Once this phase is over, we can use sprinting as a means of training for power and conditioning. Now we can use sprints and agility drills by themselves with long rest periods, or we can repeat them with shorter rest periods to elicit a conditioning effect.
This will lead us right up to the season, and you will be ready to hit the ice stronger and faster than ever. If the process had been rushed too early in the offseason, you may still be on the shelf with a pulled hamstring.
One of the best defenses against hamstring injuries among hockey players is to develop a ton of strength in the muscle groups. I like a couple of different categories.
Every hockey player should deadlift. Not everyone will do the same variation, but everyone should so some kind. Athletes with the hip mobility to sumo deadlift will also get some groin strength in addition to developing their hamstrings and glutes.
After that, we have RDL patterns. There are a million variations of RDLs that we can implement depending on how many legs we use and what equipment we have.
The last group is hamstring curl variations. These do not require as much hip mobility but allow the hamstrings to strengthen. Hockey players would be well served to incorporate a lot of them.

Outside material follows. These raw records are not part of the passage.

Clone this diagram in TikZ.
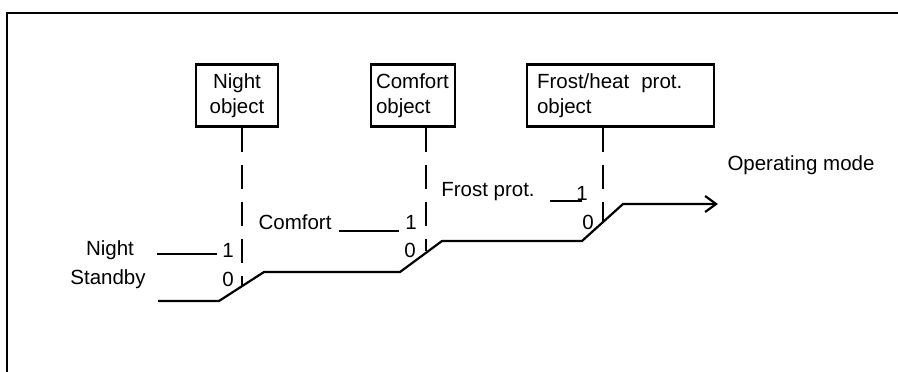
\documentclass[tikz,border=0pt]{standalone}
\usepackage{fontspec}
\setmainfont{Liberation Sans}
\usetikzlibrary{arrows.meta}
\begin{document}
\begin{tikzpicture}[x=1pt,y=-1pt,
  every node/.style={font=\fontsize{20.5}{25}\selectfont, inner sep=0pt},
  objbox/.style={draw, line width=2.2pt, minimum height=62pt},
  sig/.style={line width=2.2pt},
  dsh/.style={line width=2.2pt, dash pattern=on 24pt off 13pt},
  ]
\useasboundingbox (0,0) rectangle (898,372);
\draw[line width=2.6pt] (7,373) -- (7,13) -- (899,13);

% object boxes
\node[objbox, minimum width=82pt, align=center] (nb) at (237,95.5) {Night\\object};
\node[objbox, minimum width=84pt, text width=74pt, align=left] (cb) at (413,95.5) {Comfort\\object};
\node[objbox, minimum width=187pt, text width=167pt, align=left] (fb) at (620.5,95.5) {Frost/heat\hspace{12pt}prot.\\object};

% switch pivots
\coordinate (np) at (242,286);
\coordinate (cp) at (426,251);
\coordinate (fp) at (603,222);

\draw[dsh] (nb.south -| np) -- (np);
\draw[dsh] (cb.south -| cp) -- (cp);
\draw[dsh] (fb.south -| fp) -- (fp);

% signal path
\coordinate (s0) at (158,301);
\coordinate (s1) at (219,301);
\coordinate (s2) at (264,272);
\coordinate (s3) at (400,272);
\coordinate (s4) at (442,241);
\coordinate (s5) at (582,241);
\coordinate (s6) at (623,204);
\coordinate (s7) at (718,204);
\draw[sig, -{Straight Barb[length=11pt,width=16pt,line width=2.2pt]}]
  (s0) -- (s1) -- (s2) -- (s3) -- (s4) -- (s5) -- (s6) -- (s7);

% input lines
\coordinate (ni0) at (157,254); \coordinate (ni1) at (217,254);
\coordinate (ci0) at (339,231); \coordinate (ci1) at (399,231);
\coordinate (fi0) at (550,201); \coordinate (fi1) at (582,201);
\draw[sig] (ni0) -- (ni1);
\draw[sig] (ci0) -- (ci1);
\draw[sig] (fi0) -- (fi1);

% labels
\node (lnight) at (110,250) {Night};
\node (lstandby) at (108,279) {Standby};
\node (n1) at (228,250) {1};
\node (n0) at (228,279) {0};
\node (lcomfort) at (295,222) {Comfort};
\node (c1) at (411,222) {1};
\node (c0) at (410,250) {0};
\node (lfrost) at (488,192) {Frost prot.};
\node (f1) at (582,193) {1};
\node (f0) at (588,222) {0};
\node (lop) at (801,165) {Operating mode};
\end{tikzpicture}
\end{document}
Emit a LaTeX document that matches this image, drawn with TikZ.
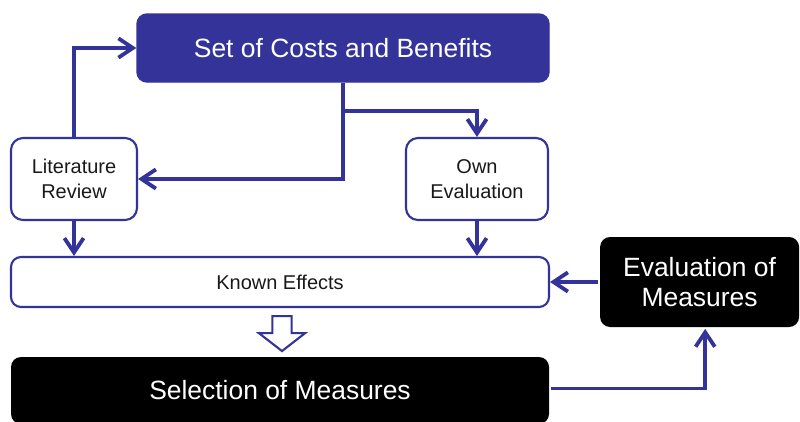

Many hockey players complain of tight hamstrings. A lot of hockey players are also in spinal extension for the better part of the year. Excessive arching in the back puts tension on the hamstrings. Therefore, most of them experience the tightness.
To combat this, good anterior core stability can help. Using exercises that discourage extending through the low back are what we are looking for. Different pullovers, leg lowers, and deadbugs are helpful for a couple of reasons. They can be done supine, which gives feedback when the back pops up off the ground, and they are great for resisting extension.
Addressing core stability can help decrease tension in the hamstrings, making them better at handling stress.
Bonus: Groin Strength
If the hamstrings don't get injured, the groin certainly can. Hockey players have weak groins because of the dominance of their hip extenders.
Avoiding a groin injury follows almost the same path as the hamstrings, but the exercises change. Single-leg work requires the groin to provide stability.
Take it one step further by using a slideboard or a towel on a smooth surface. To really hit the groin, perform a Reverse or Lateral Lunge with the foot sliding away from the body.